The mystery itself is a little simple and wraps up far too quickly, but honestly, that can be said for nearly all first time mystery writers, and unless we're in the realm of the hard core mystery pros - Christie, Sayers, Grimes, Hill, Chandler et al, the plotting rarely impresses me. What is the most important thing in most mysteries, something Lee really gets, is the setting and the characters. She said in an interview that "I think there is no sense having people killed before the reader is acquainted with them" and she is as good as her word. The first murder happens about 100 pages in, but the lead up is a doozy, full of busts by the vice squad and backstage jealousies and intrigue and clues.

A little under seventy years after Gypsy Rose Lee wrote her first book, the second burlesque themed mystery to be penned by an actual burlesque performer was published by Hard Case Crime. The Corpse Wore Pasties, is by Jonny Porkpie, the self-styled Burlesque Mayor of NYC. Again, in the spirit of full disclosure, I became acquainted with Mr. Porkpie under another name, when he was wearing a hat other than Porkpie (that of Tiny Ninja producer). I found his book to be a very enjoyable read, and much like with Miss Lee's offering, its pleasures come more from the world in which it was set than from the mystery aspect. That said, the murder itself is fantastic, as it happens on stage in front of a cheering (and hooting) audience. It's both a burlesque of a death by poisoning and an actual poisoning.

There's a delightful economy in the telling of his murderous tale, which methinks betrays another hat Mr. Porkpie has worn, that of playwright. His exposition is breezy and organic. Most impressively, he uses an interrogation scene in the 9th Precinct (the story is told in first person by a burlesque presenter and performer named "Jonny Porkpie") to explain to both the cops and his readers what burlesque is. No, it's not stripping. Yes, they take off their clothes. But it's art, I tell you, art! He explains it very well, I promise you. And because I'm all about shameless plugs, a certain former burlesque presenter has lots to say on the subject - I mean of course my always dashing inamorato, the man most often known as Trav S.D.. Click on the babes & burlesque tag on his blog, or search up The New Yorker article on the New Burlesque in which he was featured.

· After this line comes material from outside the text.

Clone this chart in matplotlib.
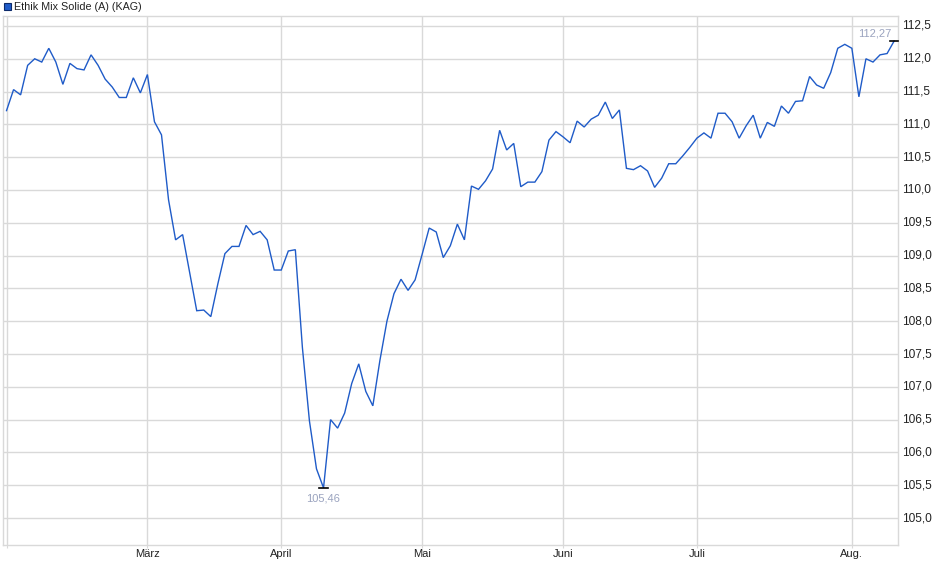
import matplotlib
matplotlib.use("Agg")
import matplotlib.pyplot as plt
from matplotlib.patches import Rectangle
from matplotlib.ticker import FixedLocator, FuncFormatter

# ---- data ----
series_name = "Ethik Mix Solide (A) (KAG)"
values = [
    111.21, 111.53, 111.45, 111.90, 112.00, 111.95, 112.16, 111.95, 111.61, 111.93,
    111.85, 111.83, 112.06, 111.90, 111.69, 111.57, 111.41, 111.41, 111.71, 111.48,
    111.76, 111.04, 110.84, 109.85, 109.24, 109.32, 108.74, 108.16, 108.17, 108.07,
    108.57, 109.03, 109.14, 109.14, 109.46, 109.32, 109.37, 109.24, 108.78, 108.78,
    109.07, 109.09, 107.60, 106.48, 105.75, 105.46, 106.50, 106.37, 106.60, 107.05,
    107.35, 106.93, 106.71, 107.40, 108.00, 108.42, 108.64, 108.47, 108.63, 109.02,
    109.42, 109.36, 108.97, 109.15, 109.48, 109.24, 110.06, 110.01, 110.14, 110.32,
    110.91, 110.61, 110.71, 110.05, 110.12, 110.12, 110.28, 110.76, 110.89, 110.81,
    110.72, 111.05, 110.96, 111.08, 111.14, 111.34, 111.09, 111.22, 110.33, 110.31,
    110.37, 110.29, 110.04, 110.18, 110.40, 110.40, 110.52, 110.65, 110.79, 110.87,
    110.79, 111.17, 111.17, 111.04, 110.79, 110.98, 111.14, 110.79, 111.03, 110.97,
    111.28, 111.17, 111.35, 111.36, 111.73, 111.60, 111.55, 111.79, 112.16, 112.22,
    112.16, 111.42, 112.00, 111.95, 112.06, 112.08, 112.27,
]
month_labels = ["März", "April", "Mai", "Juni", "Juli", "Aug."]
month_index = [20, 39, 59, 79, 98, 120]
y_ticks = [105.0, 105.5, 106.0, 106.5, 107.0, 107.5, 108.0, 108.5, 109.0,
           109.5, 110.0, 110.5, 111.0, 111.5, 112.0, 112.5]

# ---- styling ----
W, H = 940, 579
fig = plt.figure(figsize=(W / 100, H / 100), dpi=100)
plt.rcParams['font.family'] = ['Liberation Sans', 'DejaVu Sans']

left, right, top, bottom = 3, 898, 16, 545
ax = fig.add_axes([left / W, (H - bottom) / H, (right - left) / W, (bottom - top) / H])

line_color = "#1f5bc8"
grid_color = "#d9d9d9"
label_color = "#9aa3bf"

x = list(range(len(values)))
ax.plot(x, values, color=line_color, lw=1.0, solid_joinstyle="miter", zorder=3)

ax.set_xlim(-0.5, 126.55)
ax.set_ylim(104.589, 112.652)

# grids
ax.xaxis.set_major_locator(FixedLocator([0] + month_index))
ax.set_xticklabels([""] + month_labels)
ax.yaxis.set_major_locator(FixedLocator(y_ticks))
ax.yaxis.set_major_formatter(FuncFormatter(lambda v, p: f"{v:.1f}".replace(".", ",")))
ax.grid(True, color=grid_color, lw=1.0, zorder=0)
ax.set_axisbelow(True)

ax.yaxis.tick_right()
ax.tick_params(axis="y", length=0, pad=3, labelsize=8.6, labelcolor="#222222")
ax.tick_params(axis="x", length=2, color=grid_color, pad=1, labelsize=8, labelcolor="#222222")
for lbl in ax.get_yticklabels():
    lbl.set_va("center")
for s in ax.spines.values():
    s.set_color(grid_color)
    s.set_linewidth(1.0)

# min / max markers
imax = max(range(len(values)), key=lambda i: values[i])
imin = min(range(len(values)), key=lambda i: values[i])
ax.plot([imax - 0.6, imax + 0.6], [values[imax]] * 2, color="black", lw=1.2, zorder=4, clip_on=False)
ax.annotate(f"{values[imax]:.2f}".replace(".", ","), (imax, values[imax]),
            xytext=(-2, 2), textcoords="offset points", ha="right", va="bottom",
            fontsize=8, color=label_color)
ax.plot([imin - 0.6, imin + 0.6], [values[imin]] * 2, color="black", lw=1.2, zorder=4)
ax.annotate(f"{values[imin]:.2f}".replace(".", ","), (imin, values[imin]),
            xytext=(0, -4), textcoords="offset points", ha="center", va="top",
            fontsize=8, color=label_color)

# legend
fig.patches.append(Rectangle((4 / W, (H - 10) / H), 7 / W, 7 / H, transform=fig.transFigure,
                             facecolor="#1f5bc8", edgecolor="#0c2a6a", lw=0.8))
fig.text(14 / W, (H - 6.5) / H, series_name, fontsize=7.75, va="center", ha="left", color="#222222")

fig.savefig("out.png", dpi=100)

The differences between the old burlesque and the new are massive. New burlesque is more of a sexually charged performance art. There's a long sequence where Mr. Porkpie visits his various suspects, burlesque dancers all, at their various day jobs which is quite telling - and very funny. In Miss Lee's book, burlesque was their day job. Porkpie's novel is funny and over the top, as much a burlesque of the mystery genre as it is a tour through the downtown performance world of burlesque. If you take my meaning. I looked at the Amazon reviews before writing this, and there were a few negative ones which I think missed the point of his book entirely, i.e. that it's a comedy, not an actual hard boiled detective novel. It reminded me a little of the very funny Robin Hudson mysteries by Sparkle Hayter (which are really, really worth reading and, I'm horrified to discover, are out of print) in that they riff on the hard boiled while set in a modern (mostly downtown) New York in a very specific milieu (in Hayter's case, cable news) which the writer knows top to bottom. Porkpie's book is sexy, silly fun and it's nice to know that 70 years from now, whatever version of burlesque is making its third or fourth or fifth comeback in the year 2080 will have a delightful mystery novel to show them what it was like back in the (no doubt) misunderstood aughts.